Хотя этому возражению можно противопоставить встречное: что может быть лучше для дискредитации Пазолини и его идеи, чем убить его, по сути, дважды – физически и морально? Чем завершить наконец эту попытку лишить человека уважения, к которой многие стремились по меньшей мере четверть века? Устроить те самые «козни», цитируя одноименный фильм 2016 года и одноименную книгу Давида Гриеко{См. Grieco 2015.}. В фильме Пелоси заучивает роль, которую должен сыграть перед следователями: эта художественная реконструкция сценариста и режиссера для многих, кто изучал дело (в том числе и для самого Пелоси, судя по его последним признаниям), выглядела абсолютно правдивой. По мнению Гриеко, убийство Пазолини было тщательно подготовлено с использованием возможностей госаппарата, на службе у которого находились представители римских преступных кланов – они и осуществили задуманное.

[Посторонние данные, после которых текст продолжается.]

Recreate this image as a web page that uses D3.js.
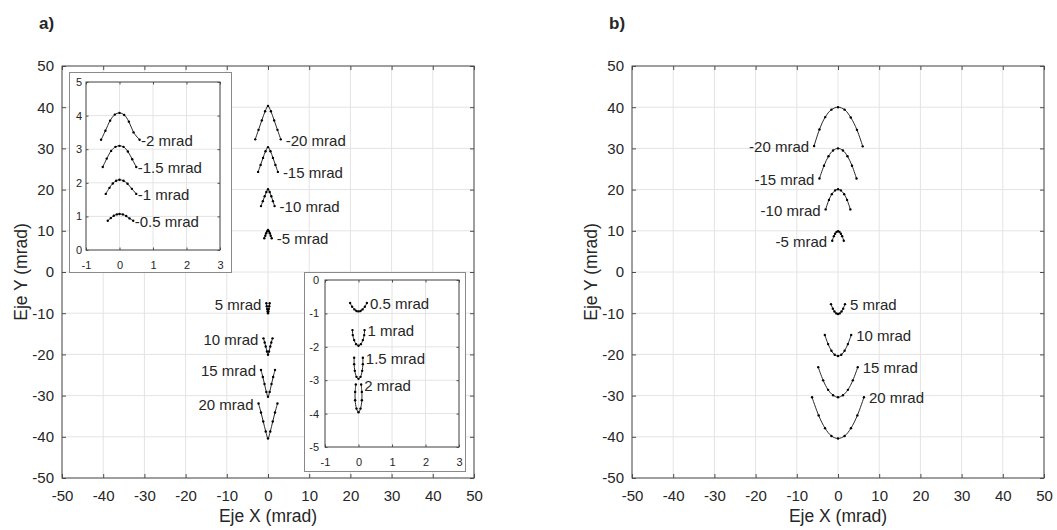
<!DOCTYPE html>
<html>
<head>
<meta charset="utf-8">
<script src="https://cdn.jsdelivr.net/npm/d3@7"></script>
<style>
  html, body { margin: 0; padding: 0; background: #fff; }
  svg { display: block; }
  text { font-family: "Liberation Sans", Arial, Helvetica, sans-serif; fill: #262626; }
</style>
</head>
<body>
<svg id="chart" width="1057" height="530"></svg>
<script>
// ---------------- DATA ----------------
const mainTicks = [-50, -40, -30, -20, -10, 0, 10, 20, 30, 40, 50];
const insetXTicks = [-1, 0, 1, 2, 3];
const insetATicksY = [0, 1, 2, 3, 4, 5];
const insetBTicksY = [-5, -4, -3, -2, -1, 0];
const panelNames = ["a)", "b)"];
const axisLabelX = "Eje X (mrad)";
const axisLabelY = "Eje Y (mrad)";

// Panel a, main axes
const aMainLabels = ["-20 mrad", "-15 mrad", "-10 mrad", "-5 mrad", "5 mrad", "10 mrad", "15 mrad", "20 mrad"];
const aMainSide = ["right", "right", "right", "right", "left", "left", "left", "left"];
const aMainX = [
  [-3.1, -2.3, -1.5, -0.7, 0, 0.7, 1.5, 2.3, 3.1],
  [-2.4, -1.8, -1.2, -0.6, 0, 0.6, 1.2, 1.8, 2.4],
  [-1.7, -1.25, -0.8, -0.4, 0, 0.4, 0.8, 1.2, 1.6],
  [-0.9, -0.65, -0.45, -0.2, 0, 0.2, 0.45, 0.65, 0.9],
  [-0.4, -0.3, -0.2, -0.1, 0, 0.1, 0.2, 0.3, 0.4],
  [-1.1, -0.8, -0.55, -0.25, 0, 0.25, 0.55, 0.8, 1.1],
  [-1.7, -1.25, -0.85, -0.4, 0, 0.4, 0.85, 1.25, 1.7],
  [-2.3, -1.7, -1.15, -0.55, 0, 0.55, 1.15, 1.7, 2.3]
];
const aMainY = [
  [32.2, 34.5, 36.8, 39.0, 40.3, 39.0, 36.8, 34.5, 32.2],
  [24.3, 26.0, 27.7, 29.3, 30.3, 29.3, 27.7, 26.0, 24.3],
  [16.0, 17.2, 18.4, 19.4, 20.1, 19.4, 18.4, 17.2, 16.0],
  [8.2, 8.8, 9.4, 9.9, 10.2, 9.9, 9.4, 8.8, 8.2],
  [-7.6, -8.3, -9.0, -9.6, -10.0, -9.6, -9.0, -8.3, -7.6],
  [-16.1, -17.1, -18.1, -19.3, -20.1, -19.3, -18.1, -17.1, -16.1],
  [-23.8, -25.5, -27.2, -29.1, -30.3, -29.1, -27.2, -25.5, -23.8],
  [-31.9, -34.1, -36.3, -38.7, -40.4, -38.7, -36.3, -34.1, -31.9]
];

// Panel a, upper-left inset
const insetALabels = ["-2 mrad", "-1.5 mrad", "-1 mrad", "-0.5 mrad"];
const insetAX = [
  [-0.55, -0.42, -0.28, -0.14, 0, 0.14, 0.28, 0.42, 0.6],
  [-0.5, -0.38, -0.25, -0.12, 0, 0.12, 0.25, 0.38, 0.5],
  [-0.41, -0.3, -0.2, -0.1, 0, 0.12, 0.24, 0.37, 0.5],
  [-0.35, -0.26, -0.17, -0.08, 0, 0.1, 0.2, 0.3, 0.41]
];
const insetAY = [
  [3.28, 3.55, 3.85, 4.03, 4.08, 4.02, 3.82, 3.5, 3.28],
  [2.47, 2.72, 2.95, 3.07, 3.1, 3.07, 2.93, 2.7, 2.47],
  [1.67, 1.85, 1.98, 2.06, 2.09, 2.06, 1.97, 1.82, 1.67],
  [0.87, 0.95, 1.02, 1.06, 1.07, 1.06, 1.01, 0.94, 0.87]
];

// Panel a, lower-right inset
const insetBLabels = ["0.5 mrad", "1 mrad", "1.5 mrad", "2 mrad"];
const insetBX = [
  [-0.25, -0.19, -0.12, -0.06, 0, 0.06, 0.12, 0.19, 0.25],
  [-0.18, -0.17, -0.13, -0.07, 0, 0.07, 0.13, 0.17, 0.18],
  [-0.13, -0.13, -0.11, -0.06, 0, 0.06, 0.11, 0.13, 0.13],
  [-0.08, -0.1, -0.1, -0.06, 0, 0.06, 0.1, 0.1, 0.08]
];
const insetBY = [
  [-0.69, -0.8, -0.88, -0.93, -0.94, -0.93, -0.88, -0.8, -0.69],
  [-1.5, -1.65, -1.8, -1.92, -1.97, -1.92, -1.8, -1.65, -1.5],
  [-2.33, -2.52, -2.72, -2.9, -2.96, -2.9, -2.72, -2.52, -2.33],
  [-3.13, -3.35, -3.6, -3.85, -3.96, -3.85, -3.6, -3.35, -3.13]
];

// Panel b
const bLabels = ["-20 mrad", "-15 mrad", "-10 mrad", "-5 mrad", "5 mrad", "10 mrad", "15 mrad", "20 mrad"];
const bSide = ["left", "left", "left", "left", "right", "right", "right", "right"];
const bX = [
  [-5.8, -4.5, -3.1, -1.6, 0, 1.6, 3.1, 4.6, 6.0],
  [-4.5, -3.4, -2.3, -1.2, 0, 1.2, 2.3, 3.4, 4.5],
  [-3.0, -2.2, -1.5, -0.7, 0, 0.7, 1.5, 2.2, 3.0],
  [-1.4, -1.0, -0.7, -0.35, 0, 0.35, 0.7, 1.0, 1.4],
  [-1.7, -1.25, -0.85, -0.4, 0, 0.4, 0.85, 1.25, 1.7],
  [-3.2, -2.4, -1.6, -0.8, 0, 0.8, 1.6, 2.4, 3.2],
  [-4.8, -3.6, -2.4, -1.2, 0, 1.2, 2.4, 3.6, 4.8],
  [-6.3, -4.7, -3.15, -1.6, 0, 1.6, 3.15, 4.7, 6.3]
];
const bY = [
  [30.6, 34.6, 37.6, 39.4, 40.0, 39.4, 37.5, 34.5, 30.5],
  [22.7, 25.8, 28.1, 29.5, 30.0, 29.5, 28.1, 25.8, 22.7],
  [15.2, 17.5, 18.9, 19.8, 20.1, 19.8, 18.9, 17.5, 15.2],
  [7.6, 8.7, 9.3, 9.75, 9.9, 9.75, 9.3, 8.7, 7.6],
  [-7.8, -8.9, -9.6, -10.05, -10.2, -10.05, -9.6, -8.9, -7.8],
  [-15.3, -17.5, -19.1, -20.1, -20.4, -20.1, -19.1, -17.5, -15.3],
  [-23.1, -26.3, -28.6, -29.9, -30.4, -29.9, -28.6, -26.3, -23.1],
  [-30.4, -34.8, -37.9, -39.8, -40.4, -39.8, -37.9, -34.8, -30.4]
];

// ---------------- DRAWING ----------------
const svg = d3.select("#chart");
const GRID = "#e4e4e4";
const BOX = "#4d4d4d";

function drawAxes(g, x, y, xt, yt, o) {
  const [x0, x1] = x.range();
  const [y0, y1] = y.range(); // y0 bottom, y1 top
  // grid
  g.append("g").selectAll("line.vx").data(xt).join("line")
    .attr("x1", d => x(d)).attr("x2", d => x(d)).attr("y1", y1).attr("y2", y0)
    .attr("stroke", GRID).attr("stroke-width", 1);
  g.append("g").selectAll("line.hy").data(yt).join("line")
    .attr("y1", d => y(d)).attr("y2", d => y(d)).attr("x1", x0).attr("x2", x1)
    .attr("stroke", GRID).attr("stroke-width", 1);
  // ticks (inward) on all four sides
  const tl = o.tick;
  const axB = d3.axisBottom(x).tickValues(xt).tickSize(-tl).tickPadding(o.xPad).tickFormat(d3.format("d"));
  const axT = d3.axisTop(x).tickValues(xt).tickSize(-tl).tickFormat("");
  const axL = d3.axisLeft(y).tickValues(yt).tickSize(-tl).tickPadding(o.yPad).tickFormat(d3.format("d"));
  const axR = d3.axisRight(y).tickValues(yt).tickSize(-tl).tickFormat("");
  const gb = g.append("g").attr("transform", `translate(0,${y0})`).call(axB);
  const gt = g.append("g").attr("transform", `translate(0,${y1})`).call(axT);
  const gl = g.append("g").attr("transform", `translate(${x0},0)`).call(axL);
  const gr = g.append("g").attr("transform", `translate(${x1},0)`).call(axR);
  [gb, gt, gl, gr].forEach(a => {
    a.select(".domain").remove();
    a.selectAll(".tick line").attr("stroke", BOX);
    a.selectAll("text").attr("font-size", o.fs).attr("fill", "#262626")
      .attr("font-family", '"Liberation Sans", Arial, sans-serif');
  });
  gb.selectAll("text").text(d => d < 0 ? "-" + Math.abs(d) : d);
  gl.selectAll("text").text(d => d < 0 ? "-" + Math.abs(d) : d);
  // box
  g.append("rect").attr("x", x0).attr("y", y1).attr("width", x1 - x0).attr("height", y0 - y1)
    .attr("fill", "none").attr("stroke", BOX).attr("stroke-width", 1);
}

function drawCurves(g, x, y, X, Y, labels, sides, gap, fs) {
  const line = d3.line().x(d => x(d[0])).y(d => y(d[1])).curve(d3.curveCatmullRom.alpha(0.5));
  X.forEach((xs, i) => {
    const pts = xs.map((v, j) => [v, Y[i][j]]);
    g.append("path").attr("d", line(pts)).attr("fill", "none")
      .attr("stroke", "#111").attr("stroke-width", 0.9);
    g.append("g").selectAll("circle").data(pts).join("circle")
      .attr("cx", d => x(d[0])).attr("cy", d => y(d[1])).attr("r", 1.2).attr("fill", "#000");
    const side = sides ? sides[i] : "right";
    const end = side === "right" ? pts[pts.length - 1] : pts[0];
    g.append("text")
      .attr("x", x(end[0]) + (side === "right" ? gap : -gap))
      .attr("y", y(end[1]) + 1)
      .attr("dy", "0.35em")
      .attr("text-anchor", side === "right" ? "start" : "end")
      .attr("font-size", fs)
      .text(labels[i]);
  });
}

function panel(offsetX, name) {
  const g = svg.append("g");
  const x = d3.scaleLinear().domain([-50, 50]).range([62 + offsetX, 474 + offsetX]);
  const y = d3.scaleLinear().domain([-50, 50]).range([478, 66]);
  drawAxes(g, x, y, mainTicks, mainTicks, { tick: 4, xPad: 12, yPad: 8, fs: 15 });
  // panel letter
  g.append("text").attr("x", 39 + offsetX).attr("y", 28.5).attr("font-size", 17)
    .attr("font-weight", "bold").attr("fill", "#000").text(name);
  // axis labels
  g.append("text").attr("x", (x.range()[0] + x.range()[1]) / 2).attr("y", 522)
    .attr("text-anchor", "middle").attr("font-size", 17.5).text(axisLabelX);
  g.append("text").attr("transform", `translate(${27 + offsetX},272) rotate(-90)`)
    .attr("text-anchor", "middle").attr("font-size", 17.5).text(axisLabelY);
  return { g, x, y };
}

// Panel a
const pa = panel(0, panelNames[0]);
drawCurves(pa.g, pa.x, pa.y, aMainX, aMainY, aMainLabels, aMainSide, 5, 15);

// Inset A
const gA = svg.append("g");
gA.append("rect").attr("x", 69.5).attr("y", 72.5).attr("width", 162).attr("height", 200)
  .attr("fill", "#fff").attr("stroke", "#8a8a8a").attr("stroke-width", 1);
const xA = d3.scaleLinear().domain([-1, 3]).range([86, 220]);
const yA = d3.scaleLinear().domain([0, 5]).range([250, 82]);
drawAxes(gA, xA, yA, insetXTicks, insetATicksY, { tick: 2.5, xPad: 11, yPad: 4, fs: 11 });
drawCurves(gA, xA, yA, insetAX, insetAY, insetALabels, null, 1.5, 15);

// Inset B
const gB = svg.append("g");
gB.append("rect").attr("x", 304.5).attr("y", 272.5).attr("width", 161).attr("height", 199)
  .attr("fill", "#fff").attr("stroke", "#8a8a8a").attr("stroke-width", 1);
const xB = d3.scaleLinear().domain([-1, 3]).range([325, 459]);
const yB = d3.scaleLinear().domain([-5, 0]).range([447, 280]);
drawAxes(gB, xB, yB, insetXTicks, insetBTicksY, { tick: 2.5, xPad: 11, yPad: 6, fs: 11 });
drawCurves(gB, xB, yB, insetBX, insetBY, insetBLabels, null, 3, 15);

// Panel b
const pb = panel(570, panelNames[1]);
drawCurves(pb.g, pb.x, pb.y, bX, bY, bLabels, bSide, 5, 15);
</script>
</body>
</html>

Тем не менее, каковы бы ни были конкретные подробности самого убийства (скорее всего, они так и останутся навсегда тайной), мы с уверенностью можем утверждать, вслед за Джанни Скалья, что основной причиной смерти Пазолини стали его отношения с властями и его напряженная борьба за подлинные перемены в обществе: «Это как загадочные “мотивы” власти, которая затыкает тех, кто против, снаружи – или, что вероятнее, тех, кто беззащитен внутри. Это в разных смыслах говорящий симптом или ничего не значащий знак: у него нет права голоса, или он просто не говорит. То есть тот, кто есть молчание, или тот, кто лишь слово»{Scalia 2020, стр. 47–48. Эссе, из которого взята цитата, Discorso parlato su Pasolini “corsaro”, относится к 1976 году.}.
Интерпретации одной смертиА вдруг Пазолини наоборот, сознательно искал смерти? Это предположение – противоречивое и экстремальное – прозвучало в заявлении художника Джузеппе Дзигайны199, близкого друга писателя с 1946 года, иллюстратора его текстов и коллеги по фильмам.